When ‘popping pills’ won’t solve our problems, meditation is a safe and effective technique that can make a big difference to physical and emotional wellness, and even provide relief from several ailments. There are so many reasons why you should meditate, including:

  • Lower blood pressure
  • Fewer headaches
  • Increased focus and concentration
  • Reduced anxiety and depression
  • Increased self-awareness
  • Better emotional regulation
  • Reduced stress
  • Better sleep
  • Improved relationships

How to do it daily

To get the benefits of meditation, you must practice regularly – daily, in fact – without fail. There is a good reason for this: meditation works by strengthening the neural pathways for regulation and relaxation, training your brain to achieve that state more easily and more often. Building those pathways takes consistent effort and practice.

The good news is that you don’t need to spend a lot of time on it. Just a few minutes every day is sufficient. The way to meditate daily is simple: just sit and meditate. You don’t need a lot of equipment or time.

You just need to commit. Even if you don’t feel like it, or if your mind is completely distracted, and you think it will be a waste of time, don’t skip it. Meditate, no matter what. Most of the challenge is just in showing up. The rest will come with time.

Here are some tips to help you meditate daily:

Don’t overthink it. The beauty of meditation is that there is no right or wrong way. This is a novel concept, because we live in a society that places great value in achievement. Meditation, however, is the practice of being in the moment. There is no such thing as ‘success’ or ‘failure’; there is simply the essence of the mind, which is infinite. Don’t think about it too much. Just sit down and do it.

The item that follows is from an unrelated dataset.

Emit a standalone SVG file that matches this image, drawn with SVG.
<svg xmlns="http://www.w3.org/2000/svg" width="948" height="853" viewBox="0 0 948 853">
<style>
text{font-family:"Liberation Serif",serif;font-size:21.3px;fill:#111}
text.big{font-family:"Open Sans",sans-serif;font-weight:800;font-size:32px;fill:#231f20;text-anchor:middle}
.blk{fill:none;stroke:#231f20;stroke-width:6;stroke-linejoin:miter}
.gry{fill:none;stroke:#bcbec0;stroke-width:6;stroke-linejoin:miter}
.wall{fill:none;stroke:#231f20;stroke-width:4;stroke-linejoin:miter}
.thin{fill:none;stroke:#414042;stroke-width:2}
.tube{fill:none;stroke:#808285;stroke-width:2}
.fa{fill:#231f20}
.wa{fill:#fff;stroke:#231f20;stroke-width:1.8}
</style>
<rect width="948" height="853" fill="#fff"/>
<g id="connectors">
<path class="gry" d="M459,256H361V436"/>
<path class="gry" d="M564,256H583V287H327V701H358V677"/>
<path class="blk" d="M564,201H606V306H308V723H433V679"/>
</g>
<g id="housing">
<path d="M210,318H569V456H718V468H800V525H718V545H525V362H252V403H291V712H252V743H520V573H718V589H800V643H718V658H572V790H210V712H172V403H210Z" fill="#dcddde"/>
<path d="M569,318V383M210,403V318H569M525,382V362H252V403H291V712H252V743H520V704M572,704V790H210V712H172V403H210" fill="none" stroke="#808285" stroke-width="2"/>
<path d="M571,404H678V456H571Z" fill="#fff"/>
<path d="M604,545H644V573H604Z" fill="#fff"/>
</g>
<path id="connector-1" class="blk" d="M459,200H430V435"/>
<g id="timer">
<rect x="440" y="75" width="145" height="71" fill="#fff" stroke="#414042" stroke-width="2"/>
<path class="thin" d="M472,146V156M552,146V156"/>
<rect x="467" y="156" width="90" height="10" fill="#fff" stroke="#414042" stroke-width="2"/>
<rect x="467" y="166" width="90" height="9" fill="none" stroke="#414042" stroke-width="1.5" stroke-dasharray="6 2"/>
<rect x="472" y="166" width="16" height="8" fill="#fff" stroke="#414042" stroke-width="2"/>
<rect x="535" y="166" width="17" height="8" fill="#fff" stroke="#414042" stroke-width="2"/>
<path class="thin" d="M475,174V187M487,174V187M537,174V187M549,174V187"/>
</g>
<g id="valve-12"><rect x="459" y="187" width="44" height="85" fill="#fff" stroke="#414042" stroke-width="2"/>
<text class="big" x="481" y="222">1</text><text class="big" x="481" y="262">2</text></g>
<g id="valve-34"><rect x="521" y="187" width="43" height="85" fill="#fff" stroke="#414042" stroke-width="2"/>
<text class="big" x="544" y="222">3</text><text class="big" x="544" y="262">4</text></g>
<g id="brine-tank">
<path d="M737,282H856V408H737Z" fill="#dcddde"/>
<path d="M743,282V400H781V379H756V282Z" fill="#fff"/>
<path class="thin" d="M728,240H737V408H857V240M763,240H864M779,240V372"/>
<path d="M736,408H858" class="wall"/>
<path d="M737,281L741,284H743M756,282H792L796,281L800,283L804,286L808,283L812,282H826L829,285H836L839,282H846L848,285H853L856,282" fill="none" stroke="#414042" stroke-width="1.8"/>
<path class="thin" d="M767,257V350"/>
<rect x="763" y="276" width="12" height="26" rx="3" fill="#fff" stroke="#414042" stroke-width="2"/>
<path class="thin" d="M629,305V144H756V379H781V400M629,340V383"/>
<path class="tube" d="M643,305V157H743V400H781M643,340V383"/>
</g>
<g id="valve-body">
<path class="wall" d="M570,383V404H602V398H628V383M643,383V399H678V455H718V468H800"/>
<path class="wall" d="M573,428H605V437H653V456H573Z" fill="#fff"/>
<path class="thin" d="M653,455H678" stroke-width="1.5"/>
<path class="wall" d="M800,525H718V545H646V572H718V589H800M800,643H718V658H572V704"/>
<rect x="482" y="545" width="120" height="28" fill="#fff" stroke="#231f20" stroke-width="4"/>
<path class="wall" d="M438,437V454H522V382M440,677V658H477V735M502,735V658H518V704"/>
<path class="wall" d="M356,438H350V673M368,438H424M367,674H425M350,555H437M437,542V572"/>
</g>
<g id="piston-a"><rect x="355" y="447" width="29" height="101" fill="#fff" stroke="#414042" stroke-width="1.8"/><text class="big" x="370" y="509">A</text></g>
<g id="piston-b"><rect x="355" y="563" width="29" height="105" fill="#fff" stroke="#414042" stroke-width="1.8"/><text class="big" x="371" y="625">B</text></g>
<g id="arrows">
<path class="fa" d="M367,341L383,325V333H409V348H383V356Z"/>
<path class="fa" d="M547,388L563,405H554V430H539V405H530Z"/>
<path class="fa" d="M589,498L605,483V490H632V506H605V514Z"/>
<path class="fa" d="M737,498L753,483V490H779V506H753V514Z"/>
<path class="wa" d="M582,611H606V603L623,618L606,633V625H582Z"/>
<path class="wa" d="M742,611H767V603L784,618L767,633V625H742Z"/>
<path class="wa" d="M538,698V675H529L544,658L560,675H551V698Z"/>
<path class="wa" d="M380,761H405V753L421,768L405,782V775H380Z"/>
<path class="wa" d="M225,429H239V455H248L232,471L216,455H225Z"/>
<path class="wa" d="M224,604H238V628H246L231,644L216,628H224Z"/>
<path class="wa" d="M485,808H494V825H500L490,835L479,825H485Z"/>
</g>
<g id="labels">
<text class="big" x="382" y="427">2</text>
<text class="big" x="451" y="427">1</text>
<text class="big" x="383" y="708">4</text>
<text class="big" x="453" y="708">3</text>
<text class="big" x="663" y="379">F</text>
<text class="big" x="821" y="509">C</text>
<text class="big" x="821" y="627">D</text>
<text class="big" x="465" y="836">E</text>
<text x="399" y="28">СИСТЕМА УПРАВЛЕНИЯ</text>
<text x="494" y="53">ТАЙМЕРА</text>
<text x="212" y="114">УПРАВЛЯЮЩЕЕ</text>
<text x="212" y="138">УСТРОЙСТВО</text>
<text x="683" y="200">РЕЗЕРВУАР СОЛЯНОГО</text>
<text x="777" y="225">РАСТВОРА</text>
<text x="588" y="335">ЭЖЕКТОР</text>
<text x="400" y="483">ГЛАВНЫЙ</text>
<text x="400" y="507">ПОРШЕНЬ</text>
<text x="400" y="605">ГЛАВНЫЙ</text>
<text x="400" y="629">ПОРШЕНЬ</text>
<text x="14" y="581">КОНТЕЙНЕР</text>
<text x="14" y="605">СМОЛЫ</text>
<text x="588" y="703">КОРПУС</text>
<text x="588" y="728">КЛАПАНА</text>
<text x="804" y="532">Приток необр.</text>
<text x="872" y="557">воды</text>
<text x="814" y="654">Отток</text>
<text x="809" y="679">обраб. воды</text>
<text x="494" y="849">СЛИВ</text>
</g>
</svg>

Meditate in the morning. For some people, meditating first thing in the morning, before the household is awake, is the best time. There is peace and quiet, and the mind is refreshed and alert.

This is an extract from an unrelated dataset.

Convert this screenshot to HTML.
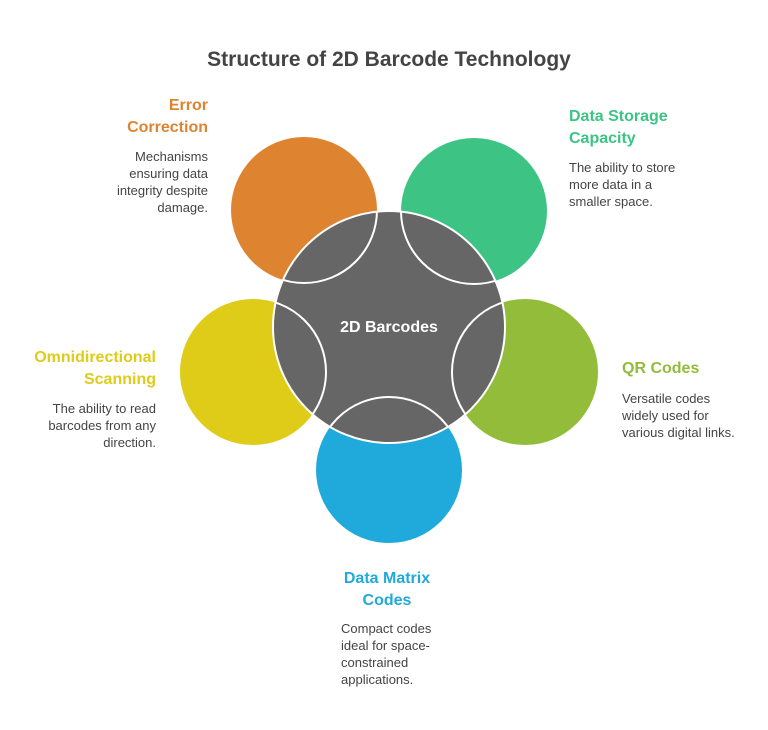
<!DOCTYPE html>
<html><head><meta charset="utf-8"><style>
body{margin:0;background:#fff;width:768px;height:725px;overflow:hidden}
svg text{font-family:"Liberation Sans",sans-serif}
</style></head><body>
<svg width="768" height="725" viewBox="0 0 768 725">
<defs><clipPath id="c"><circle cx="389" cy="327" r="116"/></clipPath></defs>
<text x="389" y="66" text-anchor="middle" font-size="21" font-weight="bold" fill="#444">Structure of 2D Barcode Technology</text>
<circle cx="304" cy="210" r="73" fill="#DE8431"/>
<circle cx="474" cy="211" r="73" fill="#3DC484"/>
<circle cx="253" cy="372" r="73" fill="#DFCC18"/>
<circle cx="525" cy="372" r="73" fill="#92BC3A"/>
<circle cx="389" cy="470" r="73" fill="#20AADB"/>
<circle cx="389" cy="327" r="116" fill="#666" stroke="#fff" stroke-width="2"/>
<g clip-path="url(#c)" fill="none" stroke="#fff" stroke-width="2">
<circle cx="304" cy="210" r="73"/><circle cx="474" cy="211" r="73"/>
<circle cx="253" cy="372" r="73"/><circle cx="525" cy="372" r="73"/>
<circle cx="389" cy="470" r="73"/></g>
<text x="389" y="332" text-anchor="middle" font-size="16" font-weight="bold" fill="#fff">2D Barcodes</text>
<g font-size="16" font-weight="bold">
<text x="208" y="110" text-anchor="end" fill="#DE8431">Error</text>
<text x="208" y="132" text-anchor="end" fill="#DE8431">Correction</text>
<text x="569" y="121" fill="#3DC484">Data Storage</text>
<text x="569" y="143" fill="#3DC484">Capacity</text>
<text x="156" y="362" text-anchor="end" fill="#DFCC18">Omnidirectional</text>
<text x="156" y="384" text-anchor="end" fill="#DFCC18">Scanning</text>
<text x="622" y="373" fill="#92BC3A">QR Codes</text>
<text x="387" y="583" text-anchor="middle" fill="#20AADB">Data Matrix</text>
<text x="387" y="605" text-anchor="middle" fill="#20AADB">Codes</text>
</g>
<g font-size="13" fill="#444">
<text x="208" y="161" text-anchor="end">Mechanisms</text>
<text x="208" y="178" text-anchor="end">ensuring data</text>
<text x="208" y="195" text-anchor="end">integrity despite</text>
<text x="208" y="212" text-anchor="end">damage.</text>
<text x="569" y="172">The ability to store</text>
<text x="569" y="189">more data in a</text>
<text x="569" y="206">smaller space.</text>
<text x="156" y="413" text-anchor="end">The ability to read</text>
<text x="156" y="430" text-anchor="end">barcodes from any</text>
<text x="156" y="447" text-anchor="end">direction.</text>
<text x="622" y="403">Versatile codes</text>
<text x="622" y="420">widely used for</text>
<text x="622" y="437">various digital links.</text>
<text x="341" y="633">Compact codes</text>
<text x="341" y="650">ideal for space-</text>
<text x="341" y="667">constrained</text>
<text x="341" y="684">applications.</text>
</g>
</svg>
</body></html>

A morning meditation routine helps you achieve a relaxed and focused state, so you can be more productive and creative throughout the day. Once you have some meditation experience, you can even combine your morning exercise and meditation routine. For example, you could add a few minutes of meditation during a morning walk or jog.

Or meditate at night. Other people (myself included) find that meditating before going to sleep is the best time. A meditation routine before bed brings relief from the stress of the day, and is a great way to unwind and relax into healthy sleep. Whether you are a morning or night meditator, the most important thing is to choose a time and stick to it. This is key to building a daily meditation routine.

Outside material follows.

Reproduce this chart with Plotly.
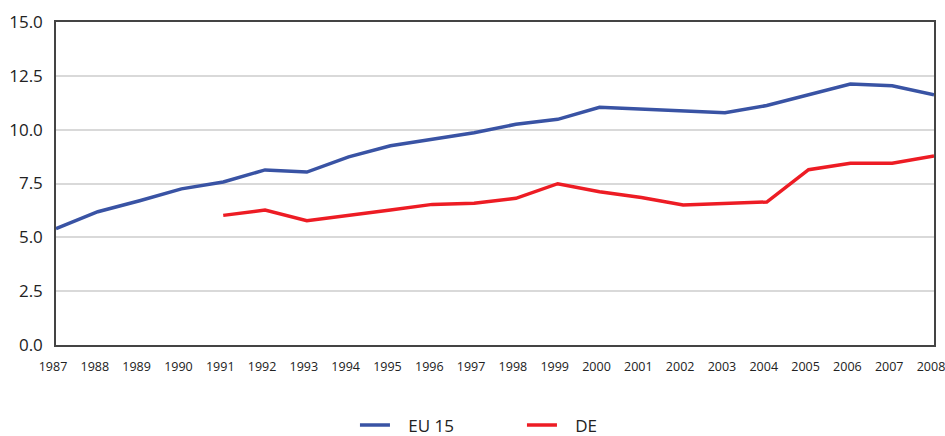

Basic mindfulness meditation

There are several ways you can meditate, such as the body scan technique or meditation workout routines. You can combine a morning yoga and meditation routine, or try the ancient Indian practice of a Vipassana meditation routine, which teaches you to see the world clearly, as it is.

One of the most popular techniques is mindfulness meditation. While it may sound complex and perhaps intimidating, mindfulness is actually quite simple. In a mindfulness meditation routine, focus your mind on your breath, following each inhalation and exhalation, and note any sensations and thoughts as they come and go.

When the mind begins to wander, or gets distracted, then simply observe the thought, acknowledge it without judgment or analysis, and gently bring the mind back to focusing on the breath. Mindfulness is being fully present in your body, in the moment. It means accepting all your thoughts and feelings (physical and emotional) as they occur.

In this way, you learn to treat yourself with kindness, compassion, and curiosity, and connect more deeply and unconditionally with yourself.

Over time, you’ll find that mindfulness meditation helps you relate to yourself, to others, and to the world in a far more balanced and healthy way.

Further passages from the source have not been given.